45. Zillet içerisinde başlarını eğerek ateşin karşısına çıkarıldıklarında, onların göz ucuyla etraflarına ürkek ürkek baktıklarını göreceksin. İşte o anda, iman edenler şöyle haykıracaklar: “En büyük felâkete uğrayanlar, Hesap Gününde hem kendilerini, hem de yandaşlarını felâkete sürükleyen zâlimlerdir!”
İyi dinleyin; o gün zâlimler, sonsuz bir azâba mahkûm edilecekler!
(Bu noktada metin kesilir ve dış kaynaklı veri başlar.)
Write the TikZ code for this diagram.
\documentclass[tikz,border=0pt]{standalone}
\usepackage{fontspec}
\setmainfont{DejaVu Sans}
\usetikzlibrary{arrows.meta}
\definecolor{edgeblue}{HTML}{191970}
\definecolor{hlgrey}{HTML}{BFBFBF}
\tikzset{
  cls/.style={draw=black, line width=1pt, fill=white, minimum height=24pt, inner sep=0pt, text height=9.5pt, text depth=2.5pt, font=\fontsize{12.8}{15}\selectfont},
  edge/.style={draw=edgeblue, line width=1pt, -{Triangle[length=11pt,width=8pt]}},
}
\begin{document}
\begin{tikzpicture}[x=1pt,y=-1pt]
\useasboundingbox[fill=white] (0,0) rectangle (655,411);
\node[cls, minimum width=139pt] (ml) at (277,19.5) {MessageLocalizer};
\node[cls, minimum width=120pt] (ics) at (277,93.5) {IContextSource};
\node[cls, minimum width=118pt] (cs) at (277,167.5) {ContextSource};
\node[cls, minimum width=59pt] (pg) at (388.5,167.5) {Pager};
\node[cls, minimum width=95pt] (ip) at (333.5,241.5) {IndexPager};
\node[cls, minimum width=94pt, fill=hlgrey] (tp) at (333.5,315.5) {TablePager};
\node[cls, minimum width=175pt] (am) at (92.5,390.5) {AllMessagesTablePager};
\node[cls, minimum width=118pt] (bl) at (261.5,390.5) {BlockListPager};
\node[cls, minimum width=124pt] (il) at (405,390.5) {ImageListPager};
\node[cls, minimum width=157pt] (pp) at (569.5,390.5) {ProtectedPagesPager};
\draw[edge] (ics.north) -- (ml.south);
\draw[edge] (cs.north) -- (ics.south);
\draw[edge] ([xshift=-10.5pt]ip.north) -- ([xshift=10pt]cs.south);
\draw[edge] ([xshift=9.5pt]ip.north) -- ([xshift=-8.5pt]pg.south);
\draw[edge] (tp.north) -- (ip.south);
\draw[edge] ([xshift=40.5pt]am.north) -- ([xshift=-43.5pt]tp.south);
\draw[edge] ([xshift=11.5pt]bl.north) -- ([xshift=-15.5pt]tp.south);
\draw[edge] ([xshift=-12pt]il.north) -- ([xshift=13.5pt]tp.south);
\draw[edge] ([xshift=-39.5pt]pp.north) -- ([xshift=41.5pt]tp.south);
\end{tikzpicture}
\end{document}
46. Ve Allah’a karşı kendilerine yardım edebilecek hiçbir dostları, hiçbir kurtarıcıları da olmayacaktır! Öyle ya, Allah’ın hak ettiğinden dolayı saptırdığı kimse için hiçbir kurtuluş yolu yoktur!
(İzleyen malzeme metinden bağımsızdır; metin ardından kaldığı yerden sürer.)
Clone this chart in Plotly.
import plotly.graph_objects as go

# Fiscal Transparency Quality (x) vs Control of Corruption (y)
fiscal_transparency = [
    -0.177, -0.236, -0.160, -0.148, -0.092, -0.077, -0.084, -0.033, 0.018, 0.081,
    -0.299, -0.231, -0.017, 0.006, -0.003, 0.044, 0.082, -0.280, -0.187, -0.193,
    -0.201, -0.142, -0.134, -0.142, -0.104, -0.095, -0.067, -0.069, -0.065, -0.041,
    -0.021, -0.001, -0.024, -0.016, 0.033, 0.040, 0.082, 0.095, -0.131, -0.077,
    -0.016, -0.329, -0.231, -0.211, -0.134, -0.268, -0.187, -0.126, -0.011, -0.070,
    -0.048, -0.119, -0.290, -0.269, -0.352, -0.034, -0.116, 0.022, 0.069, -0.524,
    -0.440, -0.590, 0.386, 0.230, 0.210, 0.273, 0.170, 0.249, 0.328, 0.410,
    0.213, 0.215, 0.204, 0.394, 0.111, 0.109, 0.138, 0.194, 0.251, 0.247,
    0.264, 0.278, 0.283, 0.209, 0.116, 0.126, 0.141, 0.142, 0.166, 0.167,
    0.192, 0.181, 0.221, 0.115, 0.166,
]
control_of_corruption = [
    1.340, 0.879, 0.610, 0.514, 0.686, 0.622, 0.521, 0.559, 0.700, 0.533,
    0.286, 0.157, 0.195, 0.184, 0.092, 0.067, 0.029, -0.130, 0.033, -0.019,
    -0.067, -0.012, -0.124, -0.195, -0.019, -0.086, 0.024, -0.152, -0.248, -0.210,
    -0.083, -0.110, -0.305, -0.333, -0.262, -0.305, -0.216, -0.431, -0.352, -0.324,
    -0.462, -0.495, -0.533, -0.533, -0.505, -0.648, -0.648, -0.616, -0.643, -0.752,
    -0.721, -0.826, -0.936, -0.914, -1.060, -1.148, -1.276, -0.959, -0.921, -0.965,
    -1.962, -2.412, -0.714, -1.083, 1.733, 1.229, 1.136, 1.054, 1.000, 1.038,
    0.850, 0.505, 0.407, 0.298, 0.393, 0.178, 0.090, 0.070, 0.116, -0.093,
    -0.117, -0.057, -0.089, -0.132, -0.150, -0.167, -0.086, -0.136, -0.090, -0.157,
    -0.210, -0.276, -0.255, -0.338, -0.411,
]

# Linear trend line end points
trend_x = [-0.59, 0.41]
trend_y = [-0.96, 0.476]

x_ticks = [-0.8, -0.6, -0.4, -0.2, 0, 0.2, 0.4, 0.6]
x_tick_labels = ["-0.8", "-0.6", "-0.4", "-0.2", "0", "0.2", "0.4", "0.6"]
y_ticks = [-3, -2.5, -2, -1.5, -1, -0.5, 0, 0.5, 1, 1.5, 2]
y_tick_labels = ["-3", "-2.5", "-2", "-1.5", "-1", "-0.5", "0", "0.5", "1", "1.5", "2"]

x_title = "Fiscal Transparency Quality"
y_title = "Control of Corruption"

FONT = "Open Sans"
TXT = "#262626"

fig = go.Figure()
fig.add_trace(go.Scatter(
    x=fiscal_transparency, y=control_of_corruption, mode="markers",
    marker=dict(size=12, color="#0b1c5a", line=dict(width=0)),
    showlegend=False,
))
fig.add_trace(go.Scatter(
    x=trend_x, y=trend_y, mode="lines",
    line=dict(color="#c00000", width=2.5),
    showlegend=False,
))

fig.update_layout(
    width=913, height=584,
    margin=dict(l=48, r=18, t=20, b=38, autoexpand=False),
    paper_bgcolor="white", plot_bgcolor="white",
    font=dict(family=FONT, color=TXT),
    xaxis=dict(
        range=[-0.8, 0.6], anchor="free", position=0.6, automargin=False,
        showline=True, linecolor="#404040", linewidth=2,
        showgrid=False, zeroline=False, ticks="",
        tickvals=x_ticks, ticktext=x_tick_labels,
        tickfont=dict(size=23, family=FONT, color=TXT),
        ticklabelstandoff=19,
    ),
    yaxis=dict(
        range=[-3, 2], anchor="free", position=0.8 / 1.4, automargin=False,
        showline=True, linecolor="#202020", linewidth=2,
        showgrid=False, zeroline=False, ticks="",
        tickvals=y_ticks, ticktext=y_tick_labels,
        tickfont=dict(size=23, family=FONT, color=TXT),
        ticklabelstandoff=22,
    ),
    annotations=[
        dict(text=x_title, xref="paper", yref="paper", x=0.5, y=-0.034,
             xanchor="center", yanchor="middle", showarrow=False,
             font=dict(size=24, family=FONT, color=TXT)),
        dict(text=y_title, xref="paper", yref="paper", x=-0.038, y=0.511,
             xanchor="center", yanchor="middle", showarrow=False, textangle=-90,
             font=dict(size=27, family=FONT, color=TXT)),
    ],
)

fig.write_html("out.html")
47. Öyleyse, ey insanlar! Allah tarafından, geriye dönüşü mümkün olmayan o müthiş Gün gelip çatmadan önce, gelin şimdiden Rabb’inizin çağrısına uyun! Çünkü o Gün ne sığınılacak bir yer bulabileceksiniz, ne de suçlarınızı inkâr edebileceksiniz.
48. Ey Peygamber! Bütün bunlara rağmen, inkârcılar yine de ayetlerimizden yüz çevirecek olurlarsa, sen hiç üzülme. Onları imana getireceğim diye de kendini yiyip bitirme! Çünkü Biz seni onların başına bekçi olarak göndermedik. Dolayısıyla, sen onların yaptıklarından sorumlu değilsin. Senin görevin, yalnızca Kur’an mesajını onlara açık ve net olarak yaşanır bir şekilde duyurmaktan ibarettir.
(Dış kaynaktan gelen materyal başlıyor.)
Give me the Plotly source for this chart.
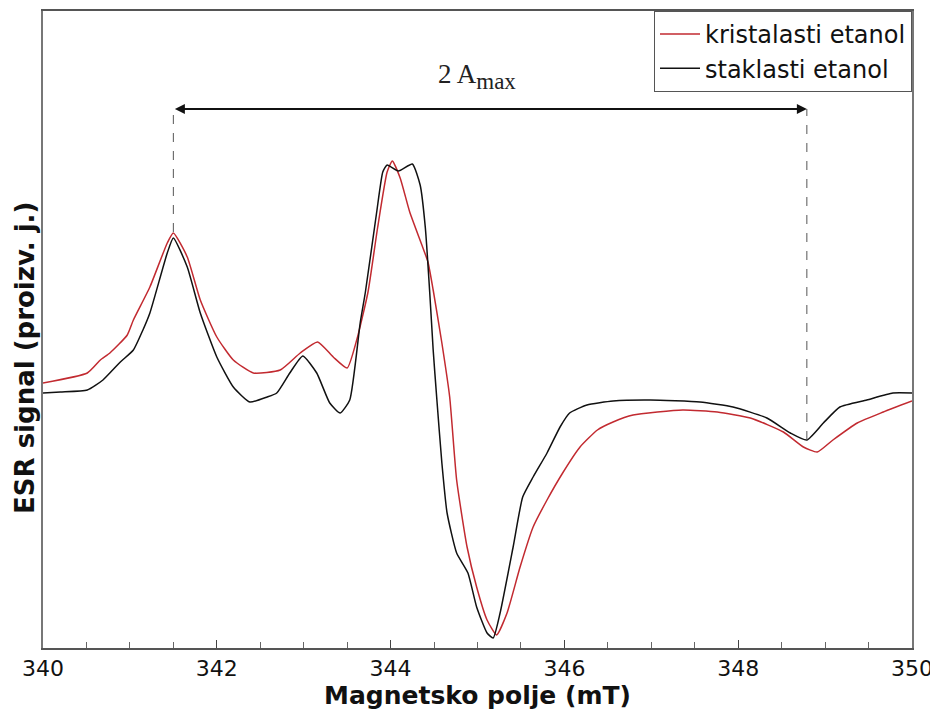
import plotly.graph_objects as go

# Magnetic field (mT) and ESR signal (arb. units)
field_staklasti = [340.00, 340.20, 340.51, 340.69, 340.89, 341.04, 341.15, 341.23, 341.43, 341.50,
                   341.66, 341.81, 342.00, 342.19, 342.38, 342.58, 342.69, 342.84, 342.99, 343.15,
                   343.30, 343.42, 343.53, 343.65, 343.71, 343.84, 343.91, 343.96, 344.09, 344.25,
                   344.34, 344.40, 344.45, 344.49, 344.53, 344.59, 344.65, 344.76, 344.89, 344.99,
                   345.11, 345.18, 345.26, 345.41, 345.52, 345.64, 345.80, 345.95, 346.06, 346.26,
                   346.56, 346.99, 347.56, 347.94, 348.33, 348.60, 348.79, 348.98, 349.17, 349.48,
                   349.78, 350.00]
signal_staklasti = [0.07, 0.08, 0.10, 0.20, 0.38, 0.50, 0.70, 0.87, 1.47, 1.62,
                    1.33, 0.87, 0.43, 0.13, -0.02, 0.03, 0.07, 0.27, 0.44, 0.27,
                    -0.03, -0.13, 0.00, 0.77, 1.08, 1.88, 2.28, 2.35, 2.29, 2.36,
                    2.15, 1.72, 1.08, 0.50, 0.03, -0.63, -1.13, -1.53, -1.73, -2.07,
                    -2.33, -2.38, -2.13, -1.47, -0.97, -0.77, -0.53, -0.27, -0.13, -0.05,
                    -0.01, 0.00, -0.02, -0.07, -0.18, -0.33, -0.40, -0.23, -0.07, 0.00,
                    0.07, 0.07]

field_kristalasti = [340.00, 340.51, 340.66, 340.77, 340.97, 341.04, 341.23, 341.43, 341.50, 341.66,
                     341.81, 342.00, 342.19, 342.42, 342.73, 342.96, 343.16, 343.34, 343.50, 343.61,
                     343.74, 343.85, 343.96, 344.02, 344.11, 344.22, 344.36, 344.43, 344.49, 344.59,
                     344.68, 344.76, 344.88, 344.99, 345.11, 345.22, 345.34, 345.49, 345.64, 345.80,
                     345.98, 346.18, 346.38, 346.56, 346.79, 347.36, 347.76, 348.14, 348.52, 348.75,
                     348.91, 349.09, 349.37, 349.67, 350.00]
signal_kristalasti = [0.17, 0.27, 0.40, 0.47, 0.65, 0.80, 1.13, 1.57, 1.67, 1.43,
                      1.00, 0.63, 0.40, 0.27, 0.30, 0.47, 0.58, 0.43, 0.32, 0.60,
                      1.08, 1.72, 2.28, 2.39, 2.22, 1.88, 1.55, 1.38, 1.10, 0.57,
                      0.03, -0.80, -1.47, -1.87, -2.20, -2.35, -2.13, -1.67, -1.27, -1.00,
                      -0.73, -0.47, -0.30, -0.22, -0.15, -0.10, -0.12, -0.18, -0.32, -0.47,
                      -0.52, -0.40, -0.23, -0.12, -0.01]

x_ticks = [340, 342, 344, 346, 348, 350]

# 2 A_max marker positions
amax_left = 341.50
amax_right = 348.79
amax_level = 2.91
amax_left_bottom = 1.68
amax_right_bottom = -0.40

fig = go.Figure()
fig.add_trace(go.Scatter(x=field_kristalasti, y=signal_kristalasti, mode="lines",
                         name="kristalasti etanol",
                         line=dict(color="#c22a30", width=1.5, shape="spline", smoothing=0.5)))
fig.add_trace(go.Scatter(x=field_staklasti, y=signal_staklasti, mode="lines",
                         name="staklasti etanol",
                         line=dict(color="#111111", width=1.5, shape="spline", smoothing=0.5)))

# dashed guide lines
fig.add_trace(go.Scatter(x=[amax_left, amax_left], y=[amax_left_bottom, amax_level], mode="lines",
                         line=dict(color="#555555", width=1, dash="dash"), showlegend=False,
                         hoverinfo="skip"))
fig.add_trace(go.Scatter(x=[amax_right, amax_right], y=[amax_right_bottom, amax_level], mode="lines",
                         line=dict(color="#555555", width=1, dash="dash"), showlegend=False,
                         hoverinfo="skip"))

# double-headed arrow
fig.add_annotation(x=amax_right, y=amax_level, ax=amax_left, ay=amax_level,
                   xref="x", yref="y", axref="x", ayref="y",
                   showarrow=True, arrowhead=2, arrowsize=1, arrowwidth=2,
                   arrowside="end+start", arrowcolor="#111111", text="")
fig.add_annotation(x=(amax_left + amax_right) / 2 - 0.15, y=amax_level, yshift=33,
                   xref="x", yref="y", showarrow=False,
                   text="2 A<sub><span style='font-size:23px'>max</span></sub>",
                   font=dict(family="Liberation Serif, DejaVu Serif, serif", size=27, color="#222222"))

# y-axis title (placed as rotated text, slightly below the plot centre as in the reference)
fig.add_annotation(x=-0.021, y=0.455, xref="paper", yref="paper", showarrow=False,
                   xanchor="center", yanchor="middle", textangle=-90,
                   text="<b>ESR signal (proizv. j.)</b>",
                   font=dict(size=26, family="DejaVu Sans, sans-serif", color="#111111"))

fig.update_layout(
    width=930, height=714,
    margin=dict(l=35, r=26, t=3, b=74, autoexpand=False),
    paper_bgcolor="white", plot_bgcolor="white",
    font=dict(family="DejaVu Sans, sans-serif", color="#111111"),
    legend=dict(x=1, y=1, xanchor="right", yanchor="top",
                bordercolor="#555555", borderwidth=1, bgcolor="white",
                font=dict(size=24, family="DejaVu Sans, sans-serif"),
                tracegroupgap=0, itemwidth=40),
    showlegend=True,
)
fig.update_xaxes(range=[340, 350], tickvals=x_ticks, ticktext=[str(v) for v in x_ticks],
                 ticks="inside", ticklen=8, tickcolor="#444444",
                 minor=dict(dtick=0.5, ticks="inside", ticklen=6, tickcolor="#666666"),
                 showline=True, linecolor="#555555", linewidth=1.5, mirror=True,
                 showgrid=False, zeroline=False, automargin=False,
                 tickfont=dict(size=22, family="DejaVu Sans, sans-serif"),
                 title=dict(text="<b>Magnetsko polje (mT)</b>", standoff=6,
                            font=dict(size=25, family="DejaVu Sans, sans-serif")))
fig.update_yaxes(range=[-2.48, 3.89], showticklabels=False, ticks="",
                 showline=True, linecolor="#777777", linewidth=1.5, mirror=True,
                 showgrid=False, zeroline=False, automargin=False)

fig.write_html("out.html")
Eğer insana, katımızdan bir parça nîmet ve rahmet tattırsak, bunu kendi yetenek ve zekâsına bağlayarak onunla gurur duyar, şımarır. Bütün mutluluğun maddî servet ve rahatlıktan ibaret olduğunu zannederek, kendisine bu nîmetleri bahşeden Allah’ı unutur. Fakat kendi elleriyle yaptığı günahlar yüzünden başına bir kötülük gelse, hemen ümitsizliğe düşüp sızlanmaya başlar. Müthiş bir sarsıntı geçirerek yaşama ümidini tamamen kaybeder. Böylece, âhiret gerçeğini hesaba katmadan, Allah’ın adâletini sorgulamaya kalkışır. Çünkü insanoğlu, gerçekten çok nankördür.
49. Hâlbuki, göklerin ve yerin hükümranlığı yalnızca Allah’a aittir. O, belli bir hikmet doğrultusunda dilediğini dilediği şekilde yaratır; örneğin, dilediğine kız çocuğu bağışlar, dilediğine erkek çocuk verir.
50. Yâhut dilediğine hem kız, hem erkek çocuk verir, dilediğini de kısır yapar. Ve bütün bunları, tam bir bilgi, hikmet ve kudret çerçevesinde yapar. Çünkü O, sonsuz ilim ve kudret sahibidir.
51. Allah, Peygamber olarak seçtiği bir insanla ancak;
Ya mesajını doğrudan onun kalbine ileterek, yani vahyederek,
Veya bir perde arkasından ona seslenerek,
Ya da dilediği şeyleri kendi emir ve izniyle ona bildiren meleklerden bir elçi göndererek konuşur. Hiç kuşkusuz Allah, yüceler yücesidir, sonsuz hikmet sahibidir.
52. İşte sana da ey Muhammed, ölü kalplere emrimizle hayat bahşeden bu Kur’anı gönderdik. Oysa bundan önce sen, kitap nedir iman nedir bilmezdin fakat şimdi bu Kur’an’ı yürekleri aydınlatan bir nur yaptık ki, onunla kullarımızdan dilediğimizi karanlıklardan kurtarıp doğru yola ulaştıralım. O hâlde, hiç kuşku yok ki, sen ey peygamber, insanlığı dosdoğru bir yola çağırmaktasın!
53. Yani, göklerdeki ve yerdeki her şeyin yegâne sahibi olan Allah’ın yoluna.
O hâlde, ey insanlar! Bu çağrıya kulak verin! Çünkü bu iş burada bitmeyecek; sonunda Rabb’inizin huzuruna varacak ve hesaba çekileceksiniz! Unutmayın; her işin sonu Allah’a varır.